[Start]
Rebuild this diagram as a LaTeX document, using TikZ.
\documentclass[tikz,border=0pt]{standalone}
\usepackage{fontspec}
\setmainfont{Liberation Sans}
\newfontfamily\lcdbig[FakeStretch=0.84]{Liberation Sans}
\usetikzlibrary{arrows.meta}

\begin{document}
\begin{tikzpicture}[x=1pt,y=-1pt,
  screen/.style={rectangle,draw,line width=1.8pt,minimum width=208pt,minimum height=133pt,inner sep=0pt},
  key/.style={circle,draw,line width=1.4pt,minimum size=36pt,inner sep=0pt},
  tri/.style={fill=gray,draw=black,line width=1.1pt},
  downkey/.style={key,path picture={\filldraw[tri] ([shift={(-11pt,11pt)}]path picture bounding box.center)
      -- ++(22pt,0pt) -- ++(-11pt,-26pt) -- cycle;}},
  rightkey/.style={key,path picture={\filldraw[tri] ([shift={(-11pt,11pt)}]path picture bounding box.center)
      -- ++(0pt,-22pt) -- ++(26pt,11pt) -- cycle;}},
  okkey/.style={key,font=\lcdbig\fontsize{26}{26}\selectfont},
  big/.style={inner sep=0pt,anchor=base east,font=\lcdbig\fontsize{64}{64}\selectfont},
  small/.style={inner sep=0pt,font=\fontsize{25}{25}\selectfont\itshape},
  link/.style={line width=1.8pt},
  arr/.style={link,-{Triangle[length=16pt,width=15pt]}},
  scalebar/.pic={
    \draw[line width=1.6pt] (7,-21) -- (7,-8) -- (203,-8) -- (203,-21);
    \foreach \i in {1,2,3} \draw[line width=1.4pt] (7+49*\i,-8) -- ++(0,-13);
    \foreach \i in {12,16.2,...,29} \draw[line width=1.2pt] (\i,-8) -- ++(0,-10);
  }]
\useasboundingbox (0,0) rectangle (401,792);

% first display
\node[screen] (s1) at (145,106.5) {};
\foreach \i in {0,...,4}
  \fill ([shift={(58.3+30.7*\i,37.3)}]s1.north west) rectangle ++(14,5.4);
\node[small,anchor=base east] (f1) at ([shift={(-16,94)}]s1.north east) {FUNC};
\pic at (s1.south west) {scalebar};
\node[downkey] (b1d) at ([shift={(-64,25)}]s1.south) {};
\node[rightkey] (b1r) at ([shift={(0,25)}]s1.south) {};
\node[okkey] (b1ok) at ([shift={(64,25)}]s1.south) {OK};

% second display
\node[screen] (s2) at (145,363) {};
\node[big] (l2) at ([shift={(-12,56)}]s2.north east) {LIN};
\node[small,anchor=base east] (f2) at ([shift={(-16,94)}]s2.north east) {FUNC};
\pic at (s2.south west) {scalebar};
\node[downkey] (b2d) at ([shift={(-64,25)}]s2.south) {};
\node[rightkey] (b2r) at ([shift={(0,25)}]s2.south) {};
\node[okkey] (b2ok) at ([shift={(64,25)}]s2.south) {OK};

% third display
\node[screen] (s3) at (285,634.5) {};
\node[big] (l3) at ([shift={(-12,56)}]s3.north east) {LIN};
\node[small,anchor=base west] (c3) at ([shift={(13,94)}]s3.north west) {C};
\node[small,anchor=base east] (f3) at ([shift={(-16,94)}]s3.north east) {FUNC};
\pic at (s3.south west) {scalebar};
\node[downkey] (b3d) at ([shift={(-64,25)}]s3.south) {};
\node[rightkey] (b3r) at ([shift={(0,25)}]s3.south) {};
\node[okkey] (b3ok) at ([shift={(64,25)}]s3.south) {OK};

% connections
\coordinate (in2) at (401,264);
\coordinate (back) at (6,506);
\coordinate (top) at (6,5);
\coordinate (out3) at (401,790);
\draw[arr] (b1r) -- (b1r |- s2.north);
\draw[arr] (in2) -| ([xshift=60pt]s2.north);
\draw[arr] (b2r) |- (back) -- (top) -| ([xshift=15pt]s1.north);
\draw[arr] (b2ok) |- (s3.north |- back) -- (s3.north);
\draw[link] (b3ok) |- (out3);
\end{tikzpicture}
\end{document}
[End]
Copy each line of the data above without altering a single character.

Rebuild this diagram as a LaTeX document, using TikZ.
\documentclass[tikz,border=0pt]{standalone}
\usepackage{fontspec}
\setmainfont{Liberation Sans}
\newfontfamily\lcdbig[FakeStretch=0.84]{Liberation Sans}
\usetikzlibrary{arrows.meta}

\begin{document}
\begin{tikzpicture}[x=1pt,y=-1pt,
  screen/.style={rectangle,draw,line width=1.8pt,minimum width=208pt,minimum height=133pt,inner sep=0pt},
  key/.style={circle,draw,line width=1.4pt,minimum size=36pt,inner sep=0pt},
  tri/.style={fill=gray,draw=black,line width=1.1pt},
  downkey/.style={key,path picture={\filldraw[tri] ([shift={(-11pt,11pt)}]path picture bounding box.center)
      -- ++(22pt,0pt) -- ++(-11pt,-26pt) -- cycle;}},
  rightkey/.style={key,path picture={\filldraw[tri] ([shift={(-11pt,11pt)}]path picture bounding box.center)
      -- ++(0pt,-22pt) -- ++(26pt,11pt) -- cycle;}},
  okkey/.style={key,font=\lcdbig\fontsize{26}{26}\selectfont},
  big/.style={inner sep=0pt,anchor=base east,font=\lcdbig\fontsize{64}{64}\selectfont},
  small/.style={inner sep=0pt,font=\fontsize{25}{25}\selectfont\itshape},
  link/.style={line width=1.8pt},
  arr/.style={link,-{Triangle[length=16pt,width=15pt]}},
  scalebar/.pic={
    \draw[line width=1.6pt] (7,-21) -- (7,-8) -- (203,-8) -- (203,-21);
    \foreach \i in {1,2,3} \draw[line width=1.4pt] (7+49*\i,-8) -- ++(0,-13);
    \foreach \i in {12,16.2,...,29} \draw[line width=1.2pt] (\i,-8) -- ++(0,-10);
  }]
\useasboundingbox (0,0) rectangle (401,792);

% first display
\node[screen] (s1) at (145,106.5) {};
\foreach \i in {0,...,4}
  \fill ([shift={(58.3+30.7*\i,37.3)}]s1.north west) rectangle ++(14,5.4);
\node[small,anchor=base east] (f1) at ([shift={(-16,94)}]s1.north east) {FUNC};
\pic at (s1.south west) {scalebar};
\node[downkey] (b1d) at ([shift={(-64,25)}]s1.south) {};
\node[rightkey] (b1r) at ([shift={(0,25)}]s1.south) {};
\node[okkey] (b1ok) at ([shift={(64,25)}]s1.south) {OK};

% second display
\node[screen] (s2) at (145,363) {};
\node[big] (l2) at ([shift={(-12,56)}]s2.north east) {LIN};
\node[small,anchor=base east] (f2) at ([shift={(-16,94)}]s2.north east) {FUNC};
\pic at (s2.south west) {scalebar};
\node[downkey] (b2d) at ([shift={(-64,25)}]s2.south) {};
\node[rightkey] (b2r) at ([shift={(0,25)}]s2.south) {};
\node[okkey] (b2ok) at ([shift={(64,25)}]s2.south) {OK};

% third display
\node[screen] (s3) at (285,634.5) {};
\node[big] (l3) at ([shift={(-12,56)}]s3.north east) {LIN};
\node[small,anchor=base west] (c3) at ([shift={(13,94)}]s3.north west) {C};
\node[small,anchor=base east] (f3) at ([shift={(-16,94)}]s3.north east) {FUNC};
\pic at (s3.south west) {scalebar};
\node[downkey] (b3d) at ([shift={(-64,25)}]s3.south) {};
\node[rightkey] (b3r) at ([shift={(0,25)}]s3.south) {};
\node[okkey] (b3ok) at ([shift={(64,25)}]s3.south) {OK};

% connections
\coordinate (in2) at (401,264);
\coordinate (back) at (6,506);
\coordinate (top) at (6,5);
\coordinate (out3) at (401,790);
\draw[arr] (b1r) -- (b1r |- s2.north);
\draw[arr] (in2) -| ([xshift=60pt]s2.north);
\draw[arr] (b2r) |- (back) -- (top) -| ([xshift=15pt]s1.north);
\draw[arr] (b2ok) |- (s3.north |- back) -- (s3.north);
\draw[link] (b3ok) |- (out3);
\end{tikzpicture}
\end{document}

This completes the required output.